Synchronization objects are types whose methods can be used to achieve synchronization and atomicity on normal (non-std::atomic-wrapped) objects. Synchronization objects provide various abstract properties that simplify programming with multi-threaded access to shared data. The most common synchronization object is called a "mutex", which provides the mutual exclusion property.

Mutexes

Mutual exclusion means that at most one thread accesses the shared data at a time.

In our multi-threaded incr-basic.cc example from the last lecture, the code does not work because more than one thread can access the shared variable at a time. The code would behave correctly if the mutual exclusion policy is enforced. We can use a mutex object to enforce mutual exclusion (incr-mutex.cc). In this example, it has the same effect as wrapping *x in a std::atomic template:

std::mutex mutex;

void threadfunc(unsigned* x) {
    for (int i = 0; i != 10000000; ++i) {
        mutex.lock();
        *x += 1;
        mutex.unlock();
    }
}

The mutex (a kind of lock data structure) has an internal state (denoted by state), which can be either locked or unlocked. The semantics of a mutex object is as follows:

Upon initialization, state = unlocked.
mutex::lock() method: waits until state becomes unlocked, and then atomically sets state = locked. Note the two steps shall complete in one atomic operation.
mutex::unlock() method: asserts that state == locked, then sets state = unlocked.

The mutual exclusion policy is enforced in the code region between the lock() and unlock() invocations. We call this region the critical section.

A mutex ensures that only one thread can be active in a critical section at a time. In other words, the mutex enforces a thread interleaving like the one shown in the picture below, where T1 waits on the mutex m while T2 runs the critical section, and then T1 runs the critical section after it acquires the mutex once T2 releases it via m.unlock().

How do atomic operations come into the mutex? Consider the implementation of m.lock(): there must be an operation that allows the thread calling lock() to set the lock's state to locked without any chance of another thread grabbing the lock in between. The way we ensure that is with an atomic operation: in particular, a "compare-and-swap" operation (CMPXCHG in x86-64) atomically reads the lock state and, if it's unlocked, sets it to locked.

Implementing a mutex with a single bit and cmpxchg

Extra material: not examinable in 2021.

Internally, a mutex can be implemented using an atomic counter, or indeed using a single atomic bit! Using a single bit requires some special atomic machine instructions.

A busy-waiting mutex (also called a spin lock) can be implemented as follows:
struct mutex {
    std::atomic spinlock;

    void lock() {
        while (spinlock.swap(1) == 1) {}
    }

    void unlock() {
        spinlock.store(0);
    }
};
The spinlock.swap() method is an atomic swap method, which in one atomic step stores the specified value to the atomic spinlock variable and returns the old value of the variable.

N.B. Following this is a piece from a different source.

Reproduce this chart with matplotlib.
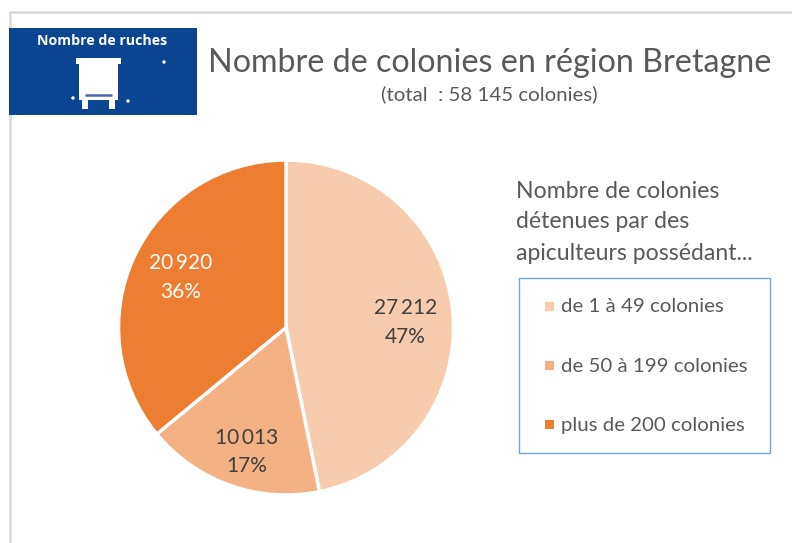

It works because lock() will not return unless spinlock previously contains value 0 (which means unlocked). In that case it will atomically stores value 1 (which means locked) to spinlock and prevents other lock() calls from returning, hence ensuring mutual exclusion. While it spin-waits, it simply swaps spinlock's old value 1 with 1, effectly leaving the lock untouched. Please take a moment to appreciate how this simple construct correctly implements mutual exclusion.

x86-64 provides this atomic swap functionality via the lock xchg assembly instruction. We have shown that it is all we need to implement a mutex with just one bit. x86-64 provides a more powerful atomic instruction that further opens the possibility of what can be done atomically in modern processors. The instruction is called a compare-exchange, or lock cmpxchg. It is powerful enough to implement atomic swap, add, subtract, multiplication, square root, and many other things you can think of.

The behavior of the instruction is defined as follows:
// Everything in one atomic step
int compare_exchange(int* object, int expected, int desired) {
    if (*object == expected) {
        *object = desired;
        return expected;
    } else {
        return *object;
    }
}
This instruction is also accessible as the this->compare_exchange_strong() member method for C++ std::atomic type objects. Instead of returning an old value, it returns a boolean indicating whether the exchange was successful.

S3: Example: bounded buffer

A bounded buffer is a common abstraction in computer systems: memory is finite, so we need to cap the amount of space we use for our buffers. However, we may not know in advance how much data we need to store in the buffer, so we may need to allow some data to be consumed out of the buffer before we can insert more.

This idea is efficiently implemented using a cyclic buffer, in which writes (and reads) wrap around the end to continue at the beginning. A cyclic buffer is efficient because it never requires any data (bytes) to be moved within the buffer unless those bytes are read or written.

In the example above, the cyclic buffer contains the data !Hello wor.

The bounded buffer we look at here is a synchronized object that supports the following operations:

read(buf, n): reads up to n chars from the bounded buffer to buf;
write(buf, n): writes up to n chars into the bounded buffer from buf.

Bounded buffers are the abstraction used to implement pipes in the kernel. In our example, though, we're looking at a bounded buffer in user-space and between threads (you can think of Go's channels as such bounded buffers, for example).

Summary

Today, we took another look at examples of race conditions, which lead to undefined behavior in multi-threaded programs. We then learned about mutexes, a kind of synchronization object that allows us to ensure that only one thread can operate on a shared datastructure at a time. Mutexes ensure that only one thread can execute in a critical section at the time – implementing "mutual exclusion" between threads.

We saw the API of a mutex and how to use it. Importantly, it's the responsibility of the application programmer to ensure that lock() and unlock() get called on the right mutexes in the right places.

Finally, we started looking at the example of a bounded buffer, which we'll use to explore mutexes and other synchronization objects.